Pensionnats: l’interlocutrice extraordinaire demande une loi contre le déni

OTTAWA — Le ministre fédéral de la Justice examine l’idée lancée par la conseillère indépendante pour les sépultures anonymes qui réclame une mesure législative pour criminaliser le déni envers les pensionnats pour enfants autochtones.

Des chefs autochtones ont également soulevé cette demande.

Dans son rapport intermédiaire remis en juin, Kimberly Murray, l’interlocutrice extraordinaire indépendante pour les enfants disparus et les tombes et les sépultures anonymes en lien avec les pensionnats indiens, souhaite que les parlementaires fédéraux étudient des «mécanismes légaux» pour sanctionner le déni à l’endroit des agressions subies par les enfants dans les pensionnats pour autochtones.

L’une des façons d’y arriver serait de modifier le Code criminel afin de criminaliser ce déni comme le Parlement l’avait fait en 2022 pour lutter contre le négationnisme, une idéologie qui consiste à nier l’existence de la Shoah, a-t-elle dit lors d’une récente entrevue.

«Nous pouvons faire la même chose pour les peuples autochtones. Nier ce qui s’est passé dans les pensionnats ou le minimiser, il faut que cela devienne un délit pour incitation à la haine contre les peuples autochtones.»

Mme Murray, dont le mandat de deux ans doit se terminer en juin prochain, signale que tous les intervenants à qui elle a parlé, notamment des chefs autochtones, souhaitent l’adoption d’une telle modification au Code criminel.

Plus de 150 000 enfants métis, inuits ou des Premières Nations ont été placés dans des pensionnats, dont une majorité était gérée par l’Église catholique.

La Commission de vérité et réconciliation du Canada a enquêté pendant six ans sur ce système. Elle a entendu des milliers de victimes ayant subi des agressions physiques, émotionnelles, sexuelles et spirituelles et souffert de négligence et de malnutrition.

Environ 6000 enfants autochtones sont morts dans ces établissements. Plusieurs experts croient que ce bilan pourrait être supérieur. Le Centre national pour la vérité et la réconciliation a recensé plus de 4000 noms des victimes.

Au moment de la remise du rapport provisoire, David Lametti était le ministre de la Justice. Il s’était dit ouvert à toutes les possibilités législatives pour lutter contre le déni envers les pensionnats, notamment en le rendant «hors-la-loi».

Depuis, M. Lametti a été remplacé par Arif Virani.

Chantelle Aubertin, une porte-parole de M. Virani, a dit que celui-ci «explore toutes les options» proposées par Mme Murray dans son rapport préliminaire.
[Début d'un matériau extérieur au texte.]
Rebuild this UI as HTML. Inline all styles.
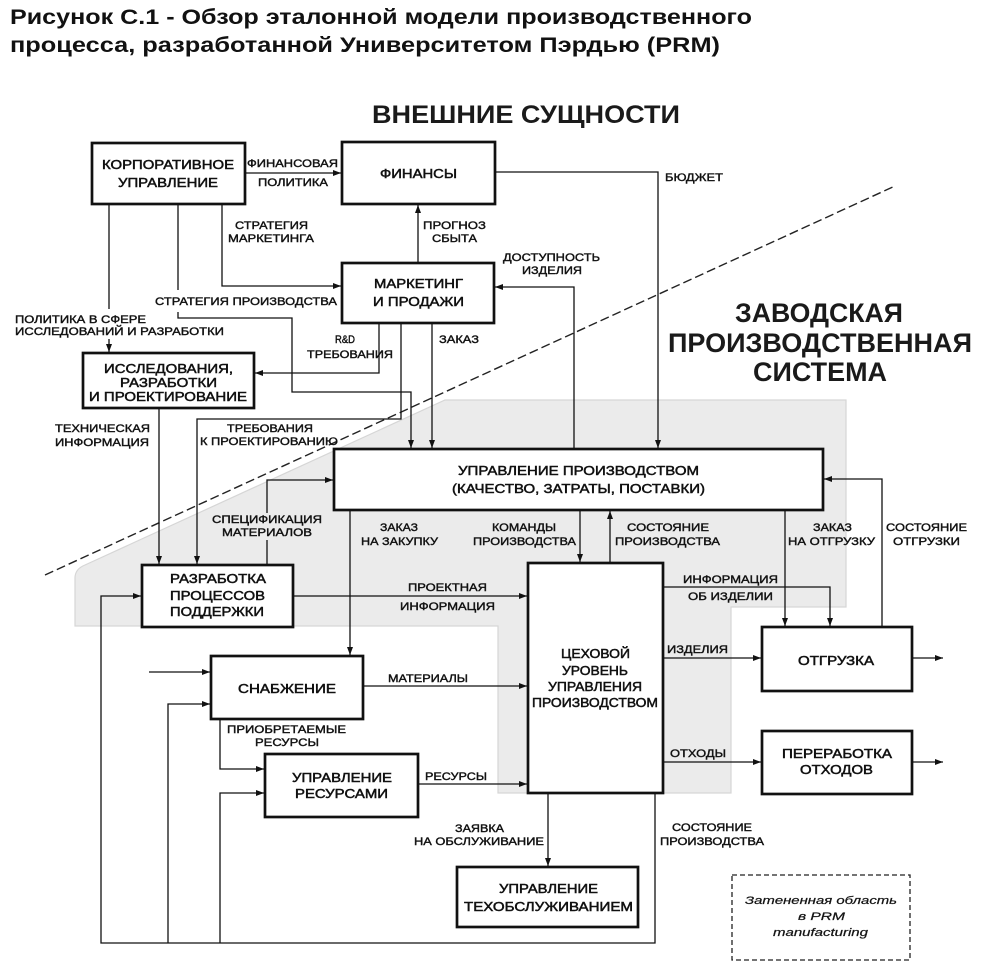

Le ministre est impatient de lire des recommandations finales, a-t-elle ajouté.

«Nous ne pouvons pas ignorer les répercussions durables que ces pensionnats ont eues sur les peuples autochtones. Ce traumatisme intergénérationnel continue à se faire ressentir aujourd’hui. Le déni envers ces atrocités est douloureux pour les victimes, les familles et les collectivités», a-t-elle déclaré, vendredi.

Selon Mme Aubertin, les recommandations finales de Mme Murray seront cruciales pour la mise en place d’un cadre juridique fédéral visant à protéger les droits et à faire respecter la dignité des enfants enterrés dans les sépultures anonymes liées aux pensionnats.

En attendant, Mme Murray dit espère que la députée néo-démocrate de Winnipeg-Centre, Leah Gazan, proposera bientôt son projet de loi d’initiative privée visant à criminaliser le déni envers les pensionnats autochtones.

Mme Gaza a récemment déclaré aux journalistes que ce projet «continuait à être peaufiné». Elle a confirmé plus tard qu’elle avait l’intention de déposer cette mesure législative sans en préciser le moment.

«J’espère vraiment qu’elle va le faire. Elle a tout mon appui pour y arriver. Toutes les victimes vont l’appuyer dans ses démarches, souligne Mme Murray. Nous gardons notre souffle en espérant qu’elle va le faire dès ce mois-ci.»